You do not need streamers in the canyon for cutthroat. You can throw a Thin Mint and catch the occasional brown in the lower sections, but cutthroats above Card Canyon eat dries and small nymphs almost exclusively in summer. Save the bigger flies for the Provo.

What about a 3-weight versus a 5-weight?

If you fish Logan Canyon more than three times a year, get a 7.5-foot or 8-foot 3-weight. Most of the productive water is twenty feet wide. Tight casts under streamside cottonwoods reward a shorter rod. The 9-foot 5-weight you bought for the Provo will work, but it is overkill, and the extra length will hang up in the brush above more often than you think.

For visiting anglers who only own one rod: a 9-foot 5-weight is fine. Use a 9-foot 5X leader, drop to 6X tippet for the dropper, and accept that you will rollcast more than overhead cast.

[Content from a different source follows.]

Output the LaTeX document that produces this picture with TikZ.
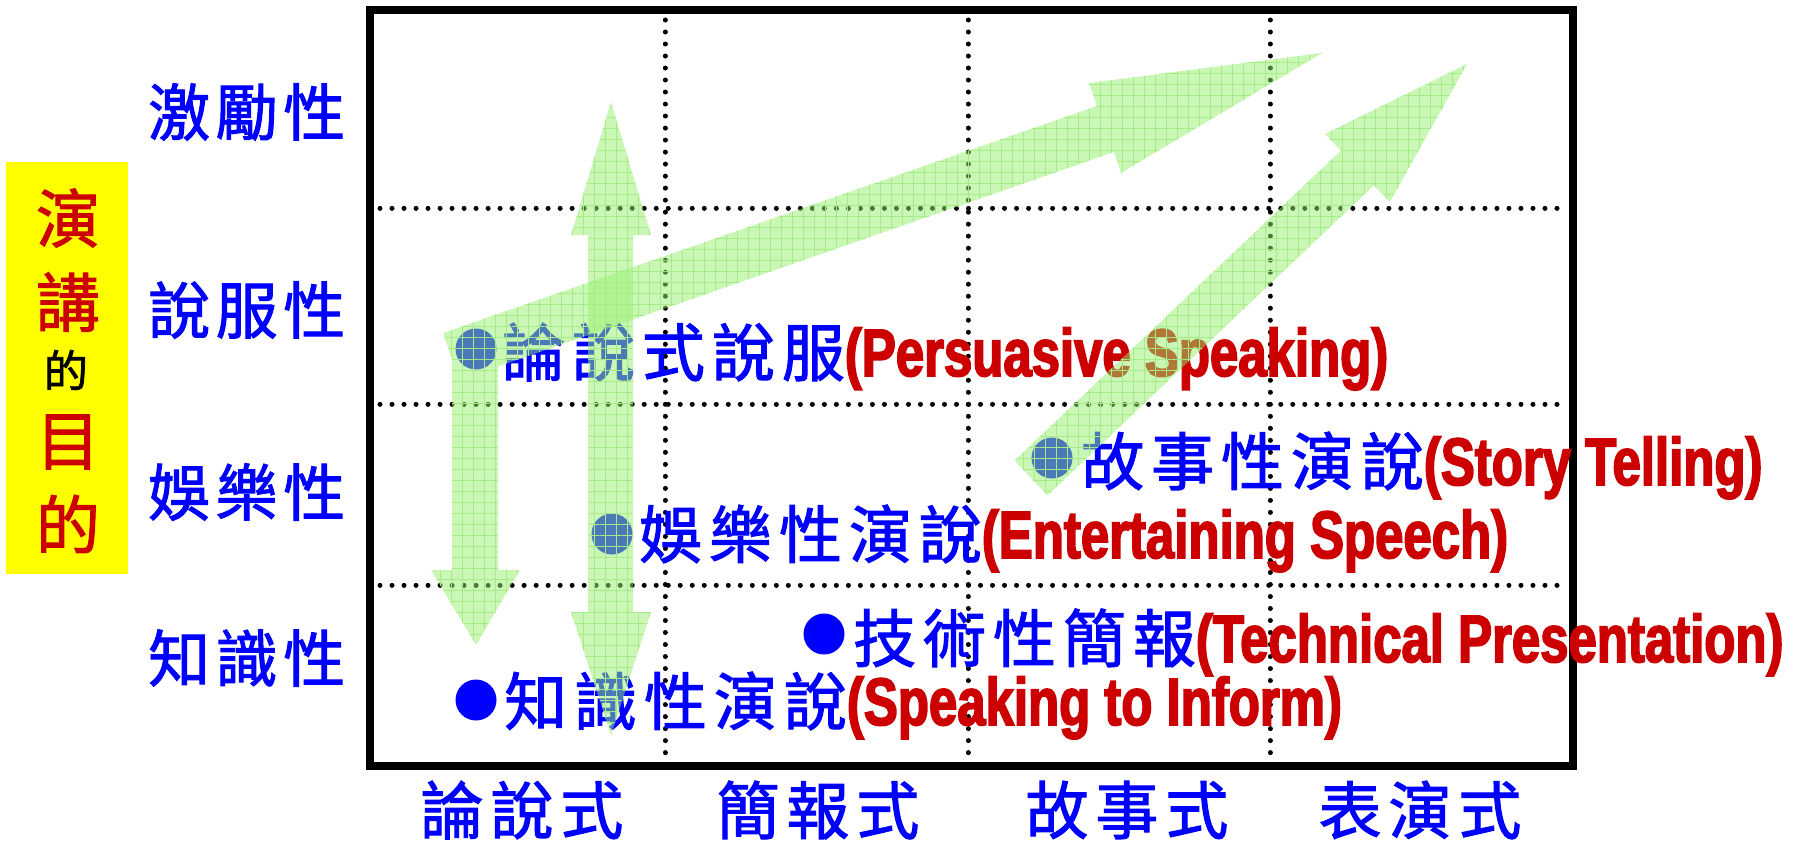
\documentclass[tikz,border=0pt]{standalone}
\usepackage{fontspec}
\usetikzlibrary{patterns.meta}
\newfontfamily\cjkI[LetterSpace=11, FakeBold=1.6]{Noto Sans CJK TC}
\newfontfamily\cjkX[LetterSpace=11, FakeBold=1.6]{Noto Sans CJK TC}
\newfontfamily\cjkY[LetterSpace=9, FakeBold=1.6]{Noto Sans CJK TC}
\newfontfamily\cjkP[FakeBold=1.6]{Noto Sans CJK TC}
\newfontfamily\enR[FakeStretch=0.76, FakeBold=2.5]{Liberation Sans Bold}
\definecolor{tblue}{RGB}{0,0,255}
\definecolor{tred}{RGB}{204,0,0}
\definecolor{agreen}{RGB}{150,240,110}
\definecolor{ggreen}{RGB}{165,235,135}
\definecolor{ybox}{RGB}{255,255,0}
\tikzset{
  gridline/.style={line width=5pt, line cap=round, dash pattern=on 0.01pt off 12pt},
  frameline/.style={line width=8pt},
  bdot/.style={circle, fill=tblue, inner sep=0pt, minimum size=41pt},
  ylab/.style={font=\cjkY\fontsize{62}{70}\selectfont, text=tblue, anchor=west, inner sep=0pt},
  xlab/.style={font=\cjkX\fontsize{63}{70}\selectfont, text=tblue, anchor=center, inner sep=0pt},
  item/.style={anchor=base west, inner sep=0pt, text=tblue, font=\cjkI\fontsize{63}{70}\selectfont},
  boxch/.style={font=\cjkP\fontsize{64}{70}\selectfont, text=tred, inner sep=0pt},
  garrow/.style={fill=agreen, fill opacity=0.5,
    postaction={pattern={Hatch[distance=11pt, angle=0, line width=0.7pt]}, pattern color=ggreen, fill opacity=0.3}}
}
\newcommand{\en}[1]{{\enR\fontsize{67}{70}\selectfont\color{tred}#1}}
\begin{document}
\begin{tikzpicture}[x=1pt, y=-1pt]
\useasboundingbox (0,0) rectangle (1813,843);
% left yellow title box
\fill[ybox] (6,162) rectangle (128,574);
\node[boxch] (t1) at (68,218) {演};
\node[boxch] (t2) at (68,302) {講};
\node[boxch, text=black, font=\cjkP\fontsize{44}{50}\selectfont] (t3) at (66,370) {的};
\node[boxch] (t4) at (68,442) {目};
\node[boxch] (t5) at (68,524) {的};
% row labels
\node[ylab] (r1) at (148,112) {激勵性};
\node[ylab] (r2) at (148,310) {說服性};
\node[ylab] (r3) at (148,492) {娛樂性};
\node[ylab] (r4) at (148,658) {知識性};
% column labels
\node[xlab] (c1) at (522,810) {論說式};
\node[xlab] (c2) at (818,810) {簡報式};
\node[xlab] (c3) at (1127,810) {故事式};
\node[xlab] (c4) at (1420,810) {表演式};
% dotted grid
\draw[gridline] (665,20) -- (665,758);
\draw[gridline] (968,20) -- (968,758);
\draw[gridline] (1270,20) -- (1270,758);
\draw[gridline] (380,208) -- (1562,208);
\draw[gridline] (380,404) -- (1562,404);
\draw[gridline] (380,585) -- (1562,585);
% frame
\draw[frameline] (370,10) rectangle (1572.5,766);
% items
\node[bdot] (d1) at (476,349) {};
\node[item] (i1) at (502,376) {論說式說服\en{(Persuasive Speaking)}};
\node[bdot] (d2) at (1052,458) {};
\node[item] (i2) at (1081,485) {故事性演說\en{(Story Telling)}};
\node[bdot] (d3) at (612,534) {};
\node[item] (i3) at (639,558) {娛樂性演說\en{(Entertaining Speech)}};
\node[bdot] (d4) at (824,634) {};
\node[item] (i4) at (853,662) {技術性簡報\en{(Technical Presentation)}};
\node[bdot] (d5) at (476,700) {};
\node[item] (i5) at (504,725) {知識性演說\en{(Speaking to Inform)}};
% green block arrows
\path[garrow] (443,333) -- (1097,106) -- (1089,83) -- (1322,53) -- (1121,173) -- (1114,152)
  -- (498,366.5) -- (498,570) -- (520,570) -- (476,645) -- (431,570) -- (452,570) -- (452,359) -- cycle;
\path[garrow] (1014.5,460.6) -- (1340.9,150.6) -- (1325,133.9) -- (1467,64) -- (1389.8,202.1)
  -- (1373.9,185.4) -- (1047.5,495.4) -- cycle;
\path[garrow] (611,102) -- (651,235) -- (633,235) -- (633,612) -- (651,612) -- (611,735)
  -- (571,612) -- (588,612) -- (588,235) -- (571,235) -- cycle;
\end{tikzpicture}
\end{document}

Reading the water and logging the fish

Cutties in this drainage hold in classic cutthroat lies: soft seams next to fast water, foam lines, the head of a riffle dumping into a deeper run, and undercut banks. They do not hold in fast tailouts the way browns will. If a section looks too slow to hold a fish, throw a dry there anyway. That is where the cutthroat are.

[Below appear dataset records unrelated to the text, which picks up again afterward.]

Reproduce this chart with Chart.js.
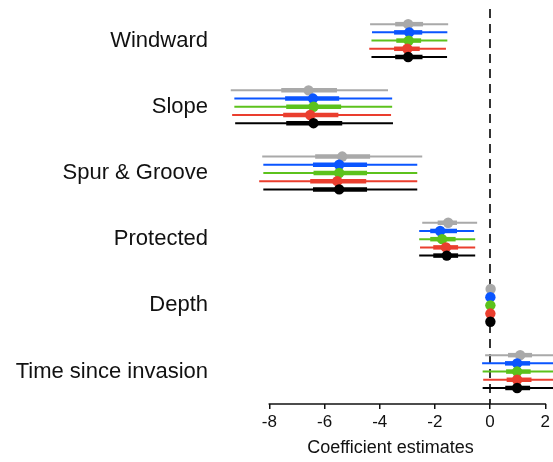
<!DOCTYPE html>
<html>
<head>
<meta charset="utf-8">
<script src="https://cdn.jsdelivr.net/npm/chart.js@4/dist/chart.umd.min.js"></script>
<style>
  html, body { margin: 0; padding: 0; background: #fff; }
  #wrap { width: 553px; height: 462px; position: relative; }
</style>
</head>
<body>
<div id="wrap"><canvas id="chartCoef"></canvas></div>
<script>
// ---------------------------------------------------------
// Datos: estimaciones de coeficientes (5 modelos)
// ---------------------------------------------------------
const categories = ['Windward', 'Slope', 'Spur & Groove', 'Protected', 'Depth', 'Time since invasion'];
const xTicks = [-8, -6, -4, -2, 0, 2];
const seriesColors = ['#a9a9a9', '#0a55ff', '#5cc21c', '#ea3e2e', '#000000'];

// grey
const estGrey  = [-2.97, -6.58, -5.36, -1.52, 0.02, 1.09];
const ci95Grey = [[-4.35, -1.52], [-9.40, -3.70], [-8.26, -2.46], [-2.46, -0.47], [-0.04, 0.08], [-0.18, 2.40]];
const ci50Grey = [[-3.44, -2.43], [-7.57, -5.55], [-6.34, -4.35], [-1.90, -1.20], [-0.01, 0.05], [0.65, 1.52]];
// blue
const estBlue  = [-2.93, -6.42, -5.47, -1.81, 0.01, 0.98];
const ci95Blue = [[-4.28, -1.55], [-9.27, -3.55], [-8.22, -2.64], [-2.57, -0.58], [-0.05, 0.07], [-0.29, 2.35]];
const ci50Blue = [[-3.48, -2.46], [-7.43, -5.47], [-6.42, -4.46], [-2.17, -1.20], [-0.02, 0.04], [0.54, 1.45]];
// green
const estGreen  = [-2.95, -6.40, -5.47, -1.74, 0.01, 0.98];
const ci95Green = [[-4.30, -1.55], [-9.27, -3.55], [-8.22, -2.64], [-2.57, -0.54], [-0.05, 0.07], [-0.27, 2.35]];
const ci50Green = [[-3.40, -2.50], [-7.39, -5.40], [-6.40, -4.46], [-2.17, -1.25], [-0.02, 0.04], [0.58, 1.47]];
// red
const estRed  = [-3.00, -6.52, -5.54, -1.60, 0.01, 0.98];
const ci95Red = [[-4.38, -1.60], [-9.35, -3.59], [-8.37, -2.64], [-2.54, -0.54], [-0.05, 0.07], [-0.25, 2.35]];
const ci50Red = [[-3.48, -2.55], [-7.50, -5.50], [-6.52, -4.49], [-2.06, -1.16], [-0.02, 0.04], [0.60, 1.50]];
// black
const estBlack  = [-2.97, -6.40, -5.47, -1.57, 0.01, 0.98];
const ci95Black = [[-4.30, -1.56], [-9.24, -3.52], [-8.22, -2.64], [-2.57, -0.54], [-0.05, 0.07], [-0.27, 2.35]];
const ci50Black = [[-3.44, -2.45], [-7.39, -5.36], [-6.42, -4.46], [-2.06, -1.16], [-0.02, 0.04], [0.55, 1.45]];

const estAll  = [estGrey, estBlue, estGreen, estRed, estBlack];
const ci95All = [ci95Grey, ci95Blue, ci95Green, ci95Red, ci95Black];
const ci50All = [ci50Grey, ci50Blue, ci50Green, ci50Red, ci50Black];

// ---------------------------------------------------------
// Construcción de datasets
// ---------------------------------------------------------
const SERIES_STEP = 0.124;   // separación vertical entre modelos (unidades de categoría)
const FONT = "'Liberation Sans', Arial, sans-serif";

function rowPos(c, s) {
    return c + (s - 2) * SERIES_STEP;
}

const datasets = [];
estAll.forEach((est, s) => {
    const color = seriesColors[s];
    categories.forEach((cat, c) => {
        const y = rowPos(c, s);
        datasets.push({
            data: [{ x: ci95All[s][c][0], y }, { x: ci95All[s][c][1], y }],
            showLine: true, borderColor: color, borderWidth: 2, pointRadius: 0,
            order: 20 + (4 - s)
        });
        datasets.push({
            data: [{ x: ci50All[s][c][0], y }, { x: ci50All[s][c][1], y }],
            showLine: true, borderColor: color, borderWidth: 4.5, pointRadius: 0,
            order: 10 + (4 - s)
        });
    });
    datasets.push({
        data: est.map((v, c) => ({ x: v, y: rowPos(c, s) })),
        backgroundColor: color, borderColor: color, borderWidth: 0, pointRadius: 5.2,
        order: 4 - s
    });
});

// línea discontinua en cero y eje x de -8 a 2 (estilo R)
const refLinesPlugin = {
    id: 'refLines',
    beforeDatasetsDraw(chart) {
        const { ctx, chartArea, scales } = chart;
        const x0 = Math.round(scales.x.getPixelForValue(0));
        ctx.save();
        ctx.strokeStyle = '#333';
        ctx.lineWidth = 2;
        ctx.setLineDash([9, 6]);
        ctx.beginPath();
        ctx.moveTo(x0, chartArea.top);
        ctx.lineTo(x0, chartArea.bottom);
        ctx.stroke();
        ctx.restore();
    },
    afterDraw(chart) {
        const { ctx, chartArea, scales } = chart;
        const xa = scales.x.getPixelForValue(xTicks[0]);
        const xb = scales.x.getPixelForValue(xTicks[xTicks.length - 1]);
        ctx.save();
        ctx.strokeStyle = '#111';
        ctx.lineWidth = 1.6;
        ctx.beginPath();
        ctx.moveTo(xa - 0.8, chartArea.bottom);
        ctx.lineTo(xb + 0.8, chartArea.bottom);
        ctx.stroke();
        ctx.restore();
    }
};

new Chart(document.getElementById('chartCoef').getContext('2d'), {
    type: 'scatter',
    data: { datasets },
    plugins: [refLinesPlugin],
    options: {
        responsive: true, maintainAspectRatio: false, animation: false,
        layout: { autoPadding: false, padding: { top: 9, left: 0, right: 0, bottom: 0 } },
        plugins: { legend: { display: false }, tooltip: { enabled: false } },
        elements: { line: { tension: 0, borderCapStyle: 'butt' } },
        scales: {
            x: {
                type: 'linear', min: -9.5, max: 2.28,
                afterBuildTicks: (scale) => { scale.ticks = xTicks.map(v => ({ value: v })); },
                afterFit: (scale) => { scale.height = 58; scale.paddingLeft = 0; scale.paddingRight = 0; },
                border: { display: false },
                grid: { display: true, drawOnChartArea: false, drawTicks: true, tickLength: 5, color: '#111', lineWidth: 1.5 },
                ticks: { color: '#111', padding: 3, font: { family: FONT, size: 17 }, maxRotation: 0 },
                title: { display: true, text: 'Coefficient estimates', color: '#111', font: { family: FONT, size: 18 }, padding: { top: 0, bottom: 3 } }
            },
            y: {
                type: 'linear', reverse: true, min: -0.477, max: 5.49,
                afterBuildTicks: (scale) => { scale.ticks = categories.map((c, i) => ({ value: i })); },
                afterFit: (scale) => { scale.width = 228; scale.paddingTop = 0; scale.paddingBottom = 0; },
                border: { display: false },
                grid: { display: false, drawTicks: false },
                ticks: { color: '#111', padding: 20, font: { family: FONT, size: 22 }, callback: (v) => categories[v] }
            }
        }
    }
});
</script>
</body>
</html>
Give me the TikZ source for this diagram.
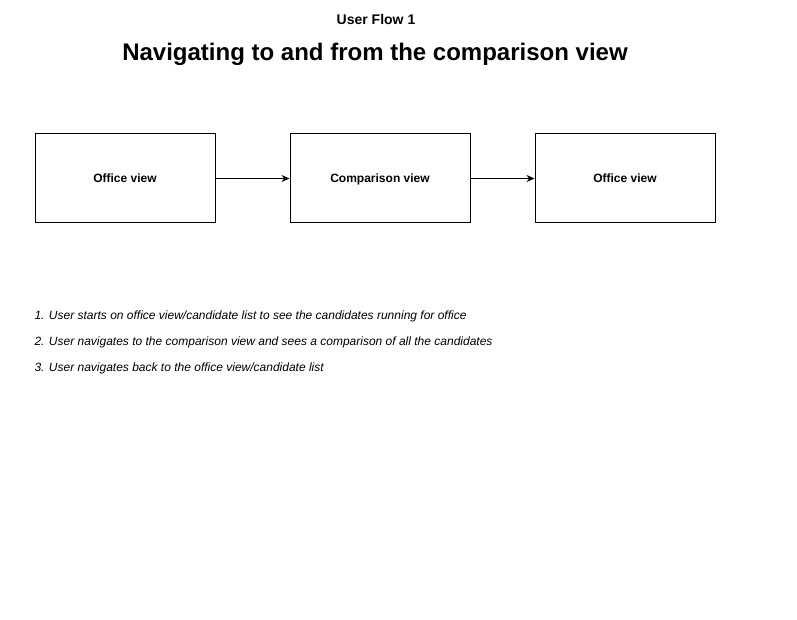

The unsexy truth about this river is that pattern-recognition matters more than fly selection. A logbook helps. After three or four trips you will start to notice that a specific bend fishes well at 180 cfs but blows out at 280, or that a certain pool only produces in the last hour of light. I keep this stuff in Bushwhack with the flow at the time of catch tagged automatically — it has saved me more guess-and-check days than I can count. You can try Bushwhack and see your own catches plotted against flow without setting up an account first.

When the canyon fishes best

Best window is mid-June through late September. The river clears around the second week of June most years (it ran high into late June in heavy snow years like 2023, but the recent norm has been earlier). By July, water temps are in the prime 45-60°F window most mornings. By mid-August, you should be done fishing by 11 a.m. on hot days — cutthroat stress fast above 65°F and you do not need to be that guy.

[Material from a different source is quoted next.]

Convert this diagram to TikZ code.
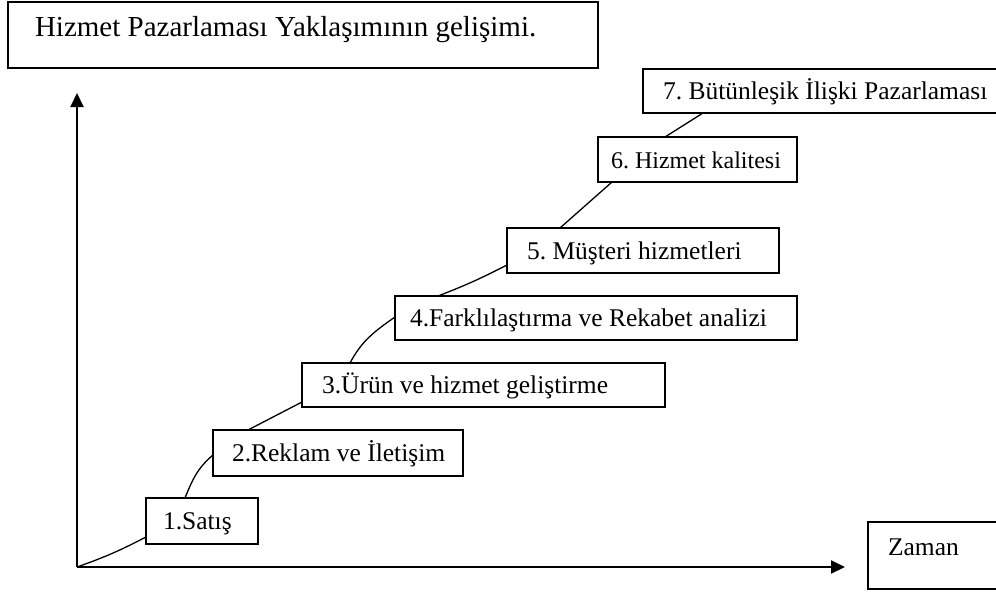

October is underrated. BWO emergences on cloudy 50-degree afternoons can be the best dry-fly fishing of the year, and you will have the canyon almost to yourself once the leaves drop.

The mistake most visitors make

They drive past the first ten miles to get to the "good" upper water, and find out the upper water has half the fish density. The honest answer is that the stretch from Third Dam to Red Banks holds more cutthroat per mile than anything above Tony Grove. Above Tony Grove the cutthroat are prettier and the scenery is better. Pick your priority. If you have one day, fish from Card Canyon up to Red Banks and stop chasing the postcard.